On seeing a woman with a dog jutting out of her purse: who’s to say she didn’t just rob a pet store?
“C’mon man! I’m Jesus Christ.”
“Motherfucker I’m Jesus Christ too.”
Down here, people talk about the weather in reverential tones. They all ask: How is it up there, in an awed hush, as though fresh air and sunlight are luxuries that have to be labored toward, like an expensive car or a vacation or paradise. You tell them it’s okay, a bit overcast and slightly humid, and they’ll close their eyes, blissed out with their image of the outdoors. Elevating small talk to the sacred.
Some are legitimately concerned about the continued existence of Outside – is it still there? – and in this case their tone takes on that of a parishioner inquiring about a sick relative. Except down here there is absolutely nothing in the way of spirituality. No miracles, no sublimity, no fellowfeeling. Only Travel, Commerce, Filth, and Pestilence: the new horsemen. The only people showing any sign of humanity are the workers behind newsstands and short-order counters. Look at any other worker and you won’t see the same thing. You see defeat. Resigned failure. Lifeless industry. The kind of cheerless service you’re likely to be subject to in a K-Mart, only ten times worse. These people have had it.
Down here, no one is pursuing happiness, they’re fleeing from it. Things have become severely fucked when panhandling crackheads make more than the hourly minimum wage. They come to me, they say, because I’m the only one who’ll change their coins into bills. They’ll tell you how blessed are their lives, and yours too, if you would just take a look around.
Take a look around down here. Relentless grays and blacks coat the interior of the terminal. Oppressive nothingness. I look around and see so much of nothing. Every surface has the appearance of the ashed upon. There is only one way to describe the color scheme, which is damp ashtray. You take a look around and think: carcinoma. The only growth opportunity down here comes in the form of tumors.
And as your lungs and god knows what else begin to grow cancerous burrs, you find that you have internalized the muzak that is piped in relentlessly down here: a fate possibly worse than real cancer. This is something beyond the expertise of the oncologist. Once you have heard the muzak rendition of “Sir Duke,” you are unable to think of the original. The muzak version attacks the idea of the song in your head, maligns it, and becomes the only “Sir Duke” there ever was. You can feel it all over. There can only be one version of “Sir Duke,” and it’s the one whose tinny orchestrations bring to mind an abandoned pair of earbuds warbling at full blast. You can feel it all over, people.
Do you not hear my cries?
Do you not get my texts?
Do you not see the jellied light of 8th Ave?

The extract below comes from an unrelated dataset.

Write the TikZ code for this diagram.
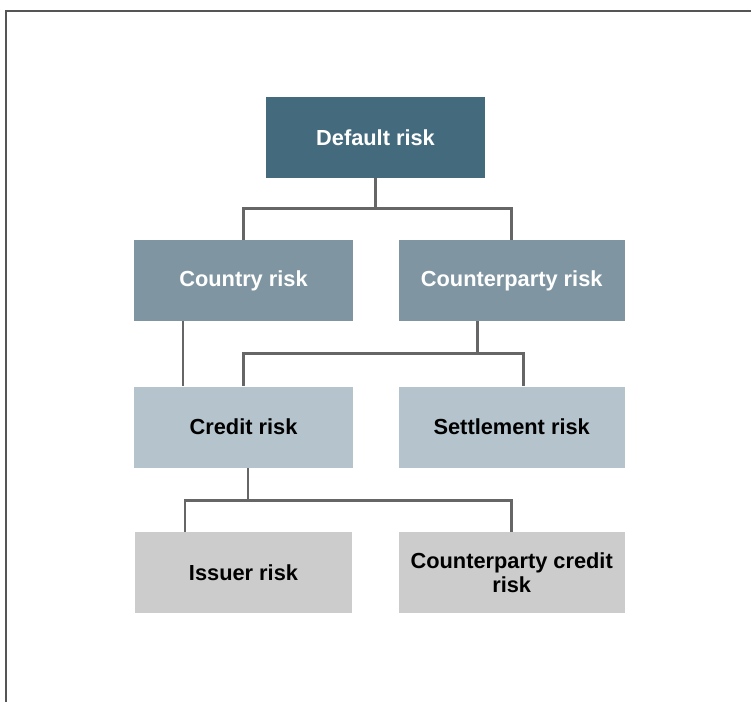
\documentclass[tikz,border=0pt]{standalone}
\usepackage{fontspec}
\setmainfont{Liberation Sans}
\usetikzlibrary{positioning,calc}
\definecolor{dk}{HTML}{446A7E}
\definecolor{md}{HTML}{7F96A2}
\definecolor{lb}{HTML}{B4C3CC}
\definecolor{gr}{HTML}{CCCCCC}
\definecolor{ln}{HTML}{666666}
\definecolor{fr}{HTML}{555555}
\tikzset{
  box/.style={rectangle,minimum width=4.38cm,minimum height=1.62cm,align=center,inner sep=2pt,
    font=\fontsize{12.4}{13.7}\selectfont\bfseries},
  wbox/.style={box,minimum width=4.52cm},
  dbox/.style={box,fill=dk,text=white},
  mbox/.style={fill=md,text=white},
  lbox/.style={fill=lb,text=black},
  gbox/.style={fill=gr,text=black},
  link/.style={draw=ln,line width=1.7pt},
}

\begin{document}
\begin{tikzpicture}
\useasboundingbox (0,0) rectangle (15.02,-14.04);
\draw[draw=fr,line width=1pt] (0.12,-14.04) |- (15.02,-0.22);
% boxes
\node[dbox] (dflt) at (7.51,-2.75) {Default risk};
\node[box,mbox] (ctry) at (4.87,-5.61) {Country risk};
\node[wbox,mbox,right=0.9cm of ctry] (cpty) {Counterparty risk};
\node[box,lbox,below=1.3cm of ctry] (cred) {Credit risk};
\node[wbox,lbox,below=1.3cm of cpty] (sett) {Settlement risk};
\node[box,gbox,below=1.28cm of cred,minimum width=4.34cm] (issr) {Issuer risk};
\node[wbox,gbox,below=1.28cm of sett] (ccr) {Counterparty credit\\risk};
% connectors
\draw[link] (dflt.south) -- ++(0,-0.6) coordinate (j1);
\draw[link] (j1) -| (ctry.north);
\draw[link] (j1) -| (cpty.north);
\draw[link] ([xshift=-1.21cm]ctry.south) -- ([xshift=-1.21cm]cred.north);
\draw[link] ([xshift=-0.68cm]cpty.south) -- ++(0,-0.64) coordinate (j2);
\draw[link] (j2) -| (cred.north);
\draw[link] (j2) -| ([xshift=0.24cm]sett.north);
\draw[link] ([xshift=0.09cm]cred.south) -- ++(0,-0.64) coordinate (j3);
\draw[link] (j3) -| ([xshift=-1.17cm]issr.north);
\draw[link] (j3) -| (ccr.north);
\end{tikzpicture}
\end{document}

There are people whose cracked and graying skin blends into the street.
Wind makes glass and steel buildings peal like tubular bells. This is a bit ominous. I’d rather play a skyscraper like the rim of a crystal glass: humming along a giant fingertip.
I feel like a raving maniac, only mute and unable to vocalize mania.
And I’m sure too that my body is made of ineffable rows and columns.